= WRITTEN PROBLEM =
Copy everything in the data below exactly except the pictures.
☆ ☆ ☆ ☆ ☆ ☆ ☆
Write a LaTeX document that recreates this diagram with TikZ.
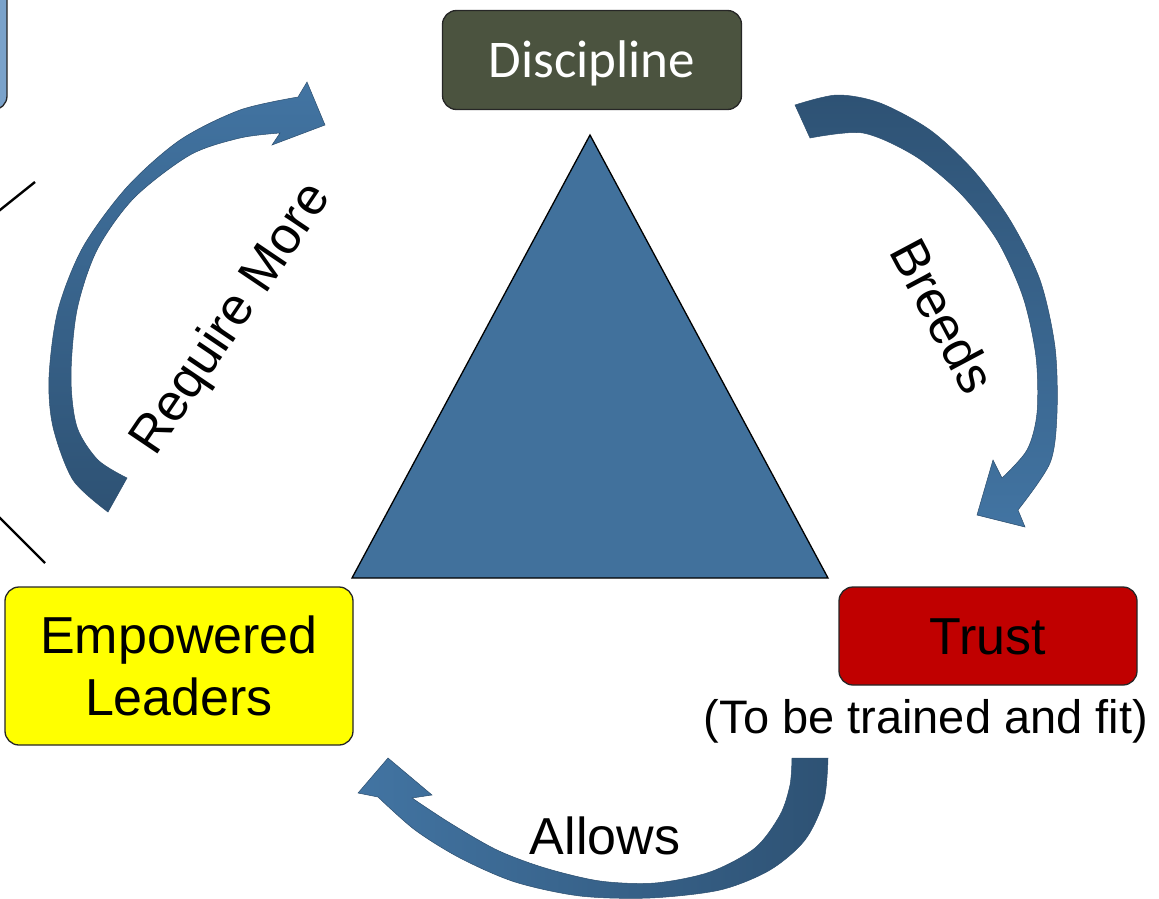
\documentclass[tikz,border=0pt]{standalone}
\usepackage{fontspec}
\setmainfont{Liberation Sans}
\newfontfamily\calibri{Carlito}
\definecolor{tri}{RGB}{65,113,156}
\definecolor{arlight}{RGB}{66,116,162}
\definecolor{ardark}{RGB}{46,82,116}
\definecolor{arline}{RGB}{44,78,110}
\definecolor{olive}{RGB}{75,83,63}
\definecolor{trustred}{RGB}{192,0,0}
\definecolor{sideblue}{RGB}{122,162,202}
\definecolor{leadyellow}{RGB}{255,255,0}

\begin{document}
\begin{tikzpicture}[x=1pt,y=-1pt,
        box/.style={draw=black!85,line width=1.3pt,rounded corners=14pt,inner sep=0pt,align=center},
        bent/.style={draw=arline,line width=0.5pt},
        lbl/.style={font=\fontsize{52}{62}\selectfont,text height=37pt,text depth=0pt,inner sep=0pt}]
        \useasboundingbox (0,0) rectangle (1159,899);
        % boxes
        \node[box,fill=sideblue,minimum width=80pt,minimum height=180pt] (side) at (-33,20) {};
        \node[box,fill=olive,text=white,minimum width=299pt,minimum height=99pt,text height=35pt,text depth=0pt,
              font=\calibri\fontsize{53}{60}\selectfont] (disc) at (592,60) {Discipline};
        \node[box,fill=trustred,minimum width=298pt,minimum height=98pt,text height=37pt,text depth=0pt,
              font=\fontsize{52}{62}\selectfont] (trust) at (988,636) {Trust};
        \node[box,fill=leadyellow,minimum width=348pt,minimum height=158pt,
              font=\fontsize{52}{62}\selectfont] (lead) at (179,666) {Empowered\\Leaders};
        \node[lbl,font=\fontsize{47}{56}\selectfont,text height=34pt] (fit) at (926,716) {(To be trained and fit)};
        % triangle
        \draw[fill=tri,line width=1.3pt] (590,135) -- (828,578) -- (352,578) -- cycle;
        % lines on the left
        \coordinate (la) at (-10,218);
        \coordinate (lb) at (35,182);
        \coordinate (lc) at (-10,508);
        \coordinate (ld) at (45,563);
        \draw[line width=2.4pt] (la) -- (lb);
        \draw[line width=2.4pt] (lc) -- (ld);
        % curved arrows
        \path[bent,top color=arlight,bottom color=ardark]
            plot[smooth] coordinates {(108,512) (73,480) (53,427) (49,377) (58,310) (83,247) (127,187) (180,140) (240,110) (298,97)}
            -- (307,82) -- (325,125) -- (272,145) --
            plot[smooth] coordinates {(280,133) (240,138) (190,155) (134,198) (97,250) (77,310) (71,377) (77,427) (98,460) (127,478)}
            -- cycle;
        \path[bent,top color=ardark,bottom color=arlight]
            plot[smooth] coordinates {(795,105) (837,95) (880,103) (930,130) (973,170) (1010,220) (1040,280) (1055,347) (1057,413) (1050,463) (1018,510)}
            -- (1025,527) -- (977,515) -- (993,460) --
            plot[smooth] coordinates {(1002,478) (1027,450) (1037,413) (1036,357) (1023,297) (997,240) (960,193) (915,156) (863,133) (810,138)}
            -- cycle;
        \path[bent,left color=arlight,right color=ardark]
            plot[smooth] coordinates {(828,758) (824,800) (805,840) (770,870) (720,890) (650,898) (580,896) (515,882) (460,858) (415,830) (378,797)}
            -- (358,793) -- (388,758) -- (432,795) --
            plot[smooth] coordinates {(412,798) (450,823) (497,850) (545,868) (600,881) (655,883) (710,872) (755,848) (780,815) (790,785) (792,758)}
            -- cycle;
        % arrow labels
        \node[lbl,rotate=56] (req) at (228,317) {Require More};
        \node[lbl,rotate=-62] (breed) at (943,316) {Breeds};
        \node[lbl] (allow) at (605,836) {Allows};
\end{tikzpicture}
\end{document}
☆ ☆ ☆ ☆ ☆ ☆ ☆
= SOLUTION TO THIS TASK =
Write a LaTeX document that recreates this diagram with TikZ.
\documentclass[tikz,border=0pt]{standalone}
\usepackage{fontspec}
\setmainfont{Liberation Sans}
\newfontfamily\calibri{Carlito}
\definecolor{tri}{RGB}{65,113,156}
\definecolor{arlight}{RGB}{66,116,162}
\definecolor{ardark}{RGB}{46,82,116}
\definecolor{arline}{RGB}{44,78,110}
\definecolor{olive}{RGB}{75,83,63}
\definecolor{trustred}{RGB}{192,0,0}
\definecolor{sideblue}{RGB}{122,162,202}
\definecolor{leadyellow}{RGB}{255,255,0}

\begin{document}
\begin{tikzpicture}[x=1pt,y=-1pt,
        box/.style={draw=black!85,line width=1.3pt,rounded corners=14pt,inner sep=0pt,align=center},
        bent/.style={draw=arline,line width=0.5pt},
        lbl/.style={font=\fontsize{52}{62}\selectfont,text height=37pt,text depth=0pt,inner sep=0pt}]
        \useasboundingbox (0,0) rectangle (1159,899);
        % boxes
        \node[box,fill=sideblue,minimum width=80pt,minimum height=180pt] (side) at (-33,20) {};
        \node[box,fill=olive,text=white,minimum width=299pt,minimum height=99pt,text height=35pt,text depth=0pt,
              font=\calibri\fontsize{53}{60}\selectfont] (disc) at (592,60) {Discipline};
        \node[box,fill=trustred,minimum width=298pt,minimum height=98pt,text height=37pt,text depth=0pt,
              font=\fontsize{52}{62}\selectfont] (trust) at (988,636) {Trust};
        \node[box,fill=leadyellow,minimum width=348pt,minimum height=158pt,
              font=\fontsize{52}{62}\selectfont] (lead) at (179,666) {Empowered\\Leaders};
        \node[lbl,font=\fontsize{47}{56}\selectfont,text height=34pt] (fit) at (926,716) {(To be trained and fit)};
        % triangle
        \draw[fill=tri,line width=1.3pt] (590,135) -- (828,578) -- (352,578) -- cycle;
        % lines on the left
        \coordinate (la) at (-10,218);
        \coordinate (lb) at (35,182);
        \coordinate (lc) at (-10,508);
        \coordinate (ld) at (45,563);
        \draw[line width=2.4pt] (la) -- (lb);
        \draw[line width=2.4pt] (lc) -- (ld);
        % curved arrows
        \path[bent,top color=arlight,bottom color=ardark]
            plot[smooth] coordinates {(108,512) (73,480) (53,427) (49,377) (58,310) (83,247) (127,187) (180,140) (240,110) (298,97)}
            -- (307,82) -- (325,125) -- (272,145) --
            plot[smooth] coordinates {(280,133) (240,138) (190,155) (134,198) (97,250) (77,310) (71,377) (77,427) (98,460) (127,478)}
            -- cycle;
        \path[bent,top color=ardark,bottom color=arlight]
            plot[smooth] coordinates {(795,105) (837,95) (880,103) (930,130) (973,170) (1010,220) (1040,280) (1055,347) (1057,413) (1050,463) (1018,510)}
            -- (1025,527) -- (977,515) -- (993,460) --
            plot[smooth] coordinates {(1002,478) (1027,450) (1037,413) (1036,357) (1023,297) (997,240) (960,193) (915,156) (863,133) (810,138)}
            -- cycle;
        \path[bent,left color=arlight,right color=ardark]
            plot[smooth] coordinates {(828,758) (824,800) (805,840) (770,870) (720,890) (650,898) (580,896) (515,882) (460,858) (415,830) (378,797)}
            -- (358,793) -- (388,758) -- (432,795) --
            plot[smooth] coordinates {(412,798) (450,823) (497,850) (545,868) (600,881) (655,883) (710,872) (755,848) (780,815) (790,785) (792,758)}
            -- cycle;
        % arrow labels
        \node[lbl,rotate=56] (req) at (228,317) {Require More};
        \node[lbl,rotate=-62] (breed) at (943,316) {Breeds};
        \node[lbl] (allow) at (605,836) {Allows};
\end{tikzpicture}
\end{document}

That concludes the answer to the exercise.